Now here comes the point. Given any $(x,y) \in \mathbb{R}^2$, how do we write it in this new basis? Well, it's easy, it should be a linear combination, so that we must have:

$$(x,y) = av_1+bv_2$$

And substituting we get:

$$(x,y) = a(1, -1) + b(2, -3)$$

$$(x,y) = (a+2b, -a-3b)$$

This is a system of linear equations in $a$ and $b$. If you solve, you'll find that $a = 3x+2y$ and $b =-x-y$. So that any vector $(x,y) \in \mathbb{R}^2$ is given in that basis by:

$$(x,y) = (3x+2y)v_1 + (-x-y)v_2$$

And hence

$$T(x,y) = (3x+2y)T(v_1) + (-x-y)T(v_2)$$

Now it's just a question of substituting the values:

$$T(x,y) = (3x+2y)(7, -8) + (-x-y)(17,-19)$$

So that finally, the expression of $T$ on arbitrary $(x,y)\in \mathbb{R}^2$ is:

$$T(x,y) = (4x-3y, -5x+3y)$$

Which is really the expression of $T$. You can easily verify that $T(v_1)$ and $T(v_2)$ are what they are expected to be.

• Very thorough and complete. Sometimes the notation can get confusing, but when you re-write everything properly, it's easier to solve because it looks more "familiar." Thank you. – Dimitri Apr 1 '13 at 23:18
• I'm glad it helped, however I must point out to you that in math it's very important that you do some work on your own to get familiar with the concepts, with notation and so on. So I highly sugest that you try other exercises like this with different vector spaces and so on by yourself, just using this example to base yourself. I think you'll be fine after that. – user1620696 Apr 1 '13 at 23:29
• Yea, I agree with that. I had asked a similar, yet different example yesterday, but due to this unfamiliarity of the subject, I needed to see some more input on these types of problems. We've only covered one class on this subject and have moved on to other things already and there is not enough time to fully grasp everything. Thanks again though. – Dimitri Apr 1 '13 at 23:44

Hint: Solve

$$\begin{bmatrix} x \\ y \\ \end{bmatrix}=av_1+bv_2,$$

for $a$ and $b$. Then use linearity of $T$, that is

$$T(av_1+bv_2)=aT(v_1)+bT(v_2).$$

• Thanks! I can see it from this point. – Dimitri Apr 1 '13 at 23:05

Hint: Not a classical and beautiful solution but it might be easier for you... Consider the linear transformation T as a $2\times2$ matrix: \begin{bmatrix}a & b\\c & d\end{bmatrix} Then do some easy matrix calculations to get your linear transformation.

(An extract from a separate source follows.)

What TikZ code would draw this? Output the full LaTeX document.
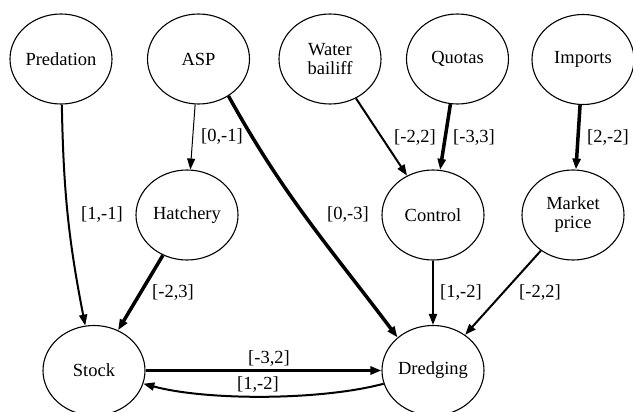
\documentclass[tikz,border=0pt]{standalone}
\usepackage{fontspec}
\setmainfont{Liberation Serif}
\usetikzlibrary{arrows.meta,shapes.geometric}
\begin{document}
\begin{tikzpicture}[x=1pt,y=-1pt,
  var/.style={ellipse,draw,line width=1.1pt,minimum width=102pt,minimum height=90pt,inner sep=0pt,align=center,font=\fontsize{18.5}{19}\selectfont},
  lab/.style={font=\fontsize{18.5}{19}\selectfont,inner sep=0pt},
  arr/.style={-{Triangle[length=11pt,width=8pt]}},
  w1/.style={arr,line width=1pt},
  w2/.style={arr,line width=2pt},
  w3/.style={arr,line width=3.5pt}]
\useasboundingbox (0,0) rectangle (633,412);
\node[var] (pred) at (61,59) {Predation};
\node[var] (asp) at (198.5,59) {ASP};
\node[var] (water) at (330,59) {Water\\bailiff};
\node[var] (quot) at (457.5,59) {Quotas};
\node[var] (imp) at (583,59.5) {Imports};
\node[var] (hatch) at (187,215) {Hatchery};
\node[var] (ctrl) at (433,215) {Control};
\node[var] (mkt) at (573,215) {Market\\price};
\node[var] (stock) at (94,370.5) {Stock};
\node[var] (dred) at (433,370.5) {Dredging};

\draw[w2] (pred) to[bend right=5] (stock);
\draw[w1] (asp) -- (hatch);
\draw[w3] (asp.-51) to[out=-61,in=127] (dred.137);
\draw[w3] (hatch) -- (stock);
\draw[w2] (water) -- (ctrl);
\draw[w3] (quot) -- (ctrl);
\draw[w3] (imp) -- (mkt);
\draw[w2] (ctrl) -- (dred);
\draw[w2] (mkt) -- (dred);
\draw[w3] (stock) -- (dred);
\draw[w2] (dred) to[out=195,in=-15,looseness=0.7] (stock);

\node[lab] (l1) at (102,215) {[1,-1]};
\node[lab] (l2) at (222,137) {[0,-1]};
\node[lab] (l3) at (348,215) {[0,-3]};
\node[lab] (l4) at (173,293) {[-2,3]};
\node[lab] (l5) at (415,138) {[-2,2]};
\node[lab] (l6) at (474,138) {[-3,3]};
\node[lab] (l7) at (608,138) {[2,-2]};
\node[lab] (l8) at (461,293) {[1,-2]};
\node[lab] (l9) at (540,293) {[-2,2]};
\node[lab] (l10) at (269,359) {[-3,2]};
\node[lab] (l11) at (258,385) {[1,-2]};
\end{tikzpicture}
\end{document}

$T=\begin{bmatrix}7 & -8\\17 & -19\end{bmatrix}\cdot\begin{bmatrix}3 & 2\\-1 & -1\end{bmatrix}$ represents matrix of T at standard basis and so: $T\begin{bmatrix} x \\ y \\ \end{bmatrix}=\begin{bmatrix}7 & -8\\17 & -19\end{bmatrix}\cdot \begin{bmatrix}3 & 2\\-1 & -1\end{bmatrix} \begin{bmatrix} x \\ y \\ \end{bmatrix}$

Try writing the vector $(x,y)^T$ in terms of $v_1$ and $v_2$ (it will help if you first write the basis vectors $e_1=(1,0)^T$ and $e_2=(0,1)^T$ in terms of $v_1$ and $v_2$).

Then, use the definition of a linear transformation to work out $T((x,y)^T)$.